CDNs have appropriated the self-service model adopted by many SaaS vendors and always reside in the cloud. In the past, prospective customers had to contact sales to begin. Now, interested users can simply deploy directly from the website and begin testing the CDN.

Push zones

The most common CDN scenario is when users pull data like video and images from a CDN storage location closer to the user's physical location. We now see an increased focus on push zones instead, where the CDN serves as the upload target for a company's inbound data. While all websites deliver information, some companies need to receive files from users with users pushing the data into the CDN. This functionality improves UX with faster file upload so companies could process or publish videos created by customers. With a push zone, the upload burden is offloaded to the CDN provider. In short, the user pushes content to the CDN; the CDN stores it; and finally, the target company retrieves and processes the content. This approach makes sense for companies that handle large bundles of inbound data, such as video or large multimedia presentations, from their customers. Users gain benefits like better response time and faster uploads with the CDN taking the bandwidth and storage burden off the company's network.

Low-code/no-code website integration

Previously, CDN platforms often required changes to website HTML coding before deployment, making workers hardcode CDN references into website code. This was an arduous process, requiring approval to change production code, as well as extra labor from IT staff. This had long created a significant barrier for companies to even test the waters with a CDN.

Many of today's CDN vendors, such as Gumlet, tout low-code or even no-code platforms that can parse website code and dynamically replace references to CDN resources, as well as redirect calls for those resources to the caches maintained by the CDN. This scenario makes for a pain-free CDN test drive and, more importantly, for a smooth road to moving into production mode with a CDN.

System integrations

Legacy CDNs mainly focused on accelerating custom-built websites for large companies. But many organizations are increasingly dependent on content management systems (CMSes) and programming and services frameworks. CDN systems need to be tuned in to different CMS and service frameworks in order to interface correctly with each. Many CDNs work via an API call, which requires specific integration so the CDN API can work in conjunction with the runtime environment of the CMS and frameworks. The CDN might have to generate a custom version of its API to work with each of the CMSes and frameworks. As a result, modern CDNs can now accommodate these increasingly popular environments with the necessary integrations, whether it is WordPress, Joomla, Drupal, Magento or countless others.

Image and video focus

Offering image and video content is a key business element for many organizations, but delivering significant amounts comes with challenges.

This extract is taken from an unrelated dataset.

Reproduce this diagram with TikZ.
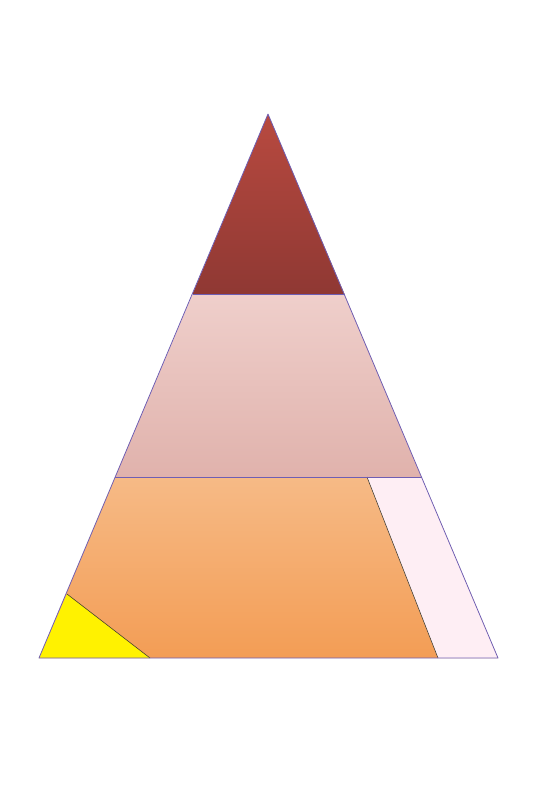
\documentclass[tikz,border=0pt]{standalone}
\usepackage{tikz}

\definecolor{topRedA}{HTML}{B84A40}
\definecolor{topRedB}{HTML}{8F3833}
\definecolor{midPinkA}{HTML}{EFCFCB}
\definecolor{midPinkB}{HTML}{E0B2AC}
\definecolor{lowOrangeA}{HTML}{F6BA86}
\definecolor{lowOrangeB}{HTML}{F39D55}
\definecolor{sliverPink}{HTML}{FEEEF4}
\definecolor{cornerYellow}{HTML}{FFF200}
\definecolor{edgeBlue}{HTML}{6E5EB4}
\definecolor{innerEdge}{HTML}{3E3A30}

\tikzset{
  outline/.style={draw=edgeBlue, line width=1.1pt, line join=round},
  inner cut/.style={draw=innerEdge, line width=0.8pt}
}

\begin{document}
\begin{tikzpicture}[x=0.05cm,y=-0.05cm]

% Canvas in pixel units (546 x 800), y grows downward
\path[use as bounding box] (0,0) rectangle (546,800);

% Corner points of the pyramid and its layer cuts
\coordinate (apex)      at (268,114);
\coordinate (baseLeft)  at (39,658);
\coordinate (baseRight) at (498,658);
\coordinate (upperL)    at (192.5,294);
\coordinate (upperR)    at (344.5,294);
\coordinate (lowerL)    at (115,477);
\coordinate (lowerR)    at (421.5,477);

% Points of the pink strip and the yellow corner
\coordinate (stripTop)  at (367,477);
\coordinate (stripBot)  at (438,658);
\coordinate (cornerTop) at (67,594);
\coordinate (cornerBot) at (150,658);

% --- Layers ---
% Top layer (dark red)
\shade[top color=topRedA, bottom color=topRedB] (apex) -- (upperR) -- (upperL) -- cycle;

% Middle layer (soft pink)
\shade[top color=midPinkA, bottom color=midPinkB] (upperL) -- (upperR) -- (lowerR) -- (lowerL) -- cycle;

% Bottom layer (orange)
\shade[top color=lowOrangeA, bottom color=lowOrangeB] (lowerL) -- (lowerR) -- (baseRight) -- (baseLeft) -- cycle;

% Pink strip on the right of the bottom layer
\fill[sliverPink] (stripTop) -- (lowerR) -- (baseRight) -- (stripBot) -- cycle;
\draw[inner cut] (stripTop) -- (stripBot);

% Yellow corner on the left
\fill[cornerYellow] (baseLeft) -- (cornerTop) -- (cornerBot) -- cycle;
\draw[inner cut] (cornerTop) -- (cornerBot);

% --- Outlines ---
\draw[outline] (apex) -- (baseRight) -- (baseLeft) -- cycle;
\draw[outline] (upperL) -- (upperR);
\draw[outline] (lowerL) -- (lowerR);

\end{tikzpicture}
\end{document}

Images require optimization for the recipient device, like a mobile or high-resolution desktop. The same is necessary for videos for the bandwidth available. Since it makes no sense to send high-resolution video across a slow link to a low-resolution device, the CDN sends a smaller, compressed version of the video that downloads faster so the end user would see little or no difference. The CDN can recognize the type of end client and determine which version of the image or video to deliver.

CDNs not only offload image and video object delivery, but they can also offload individual delivery to each user. Gumlet is one vendor focused solely on providing image or video front end, while partnering with another CDN for caching and delivery.

Scale to higher-end CDNs

In the past, users who tested the waters with a smaller CDN would be forced backward to remove the API calls required by the current vendor if they had chosen instead to move to a bigger CDN. Vendors required custom hooks, typically API calls or other code snippets that act as calls to the CDN. These could make upgrading or changing a challenge equivalent to a forklift upgrade.

This now seems like less of an obstacle. Microsoft Azure is one cloud vendor with CDN options that enable customers to migrate from the low-end cloud CDN to either Akamai's or Verizon's Web Acceleration high-end CDN environments. So, options abound.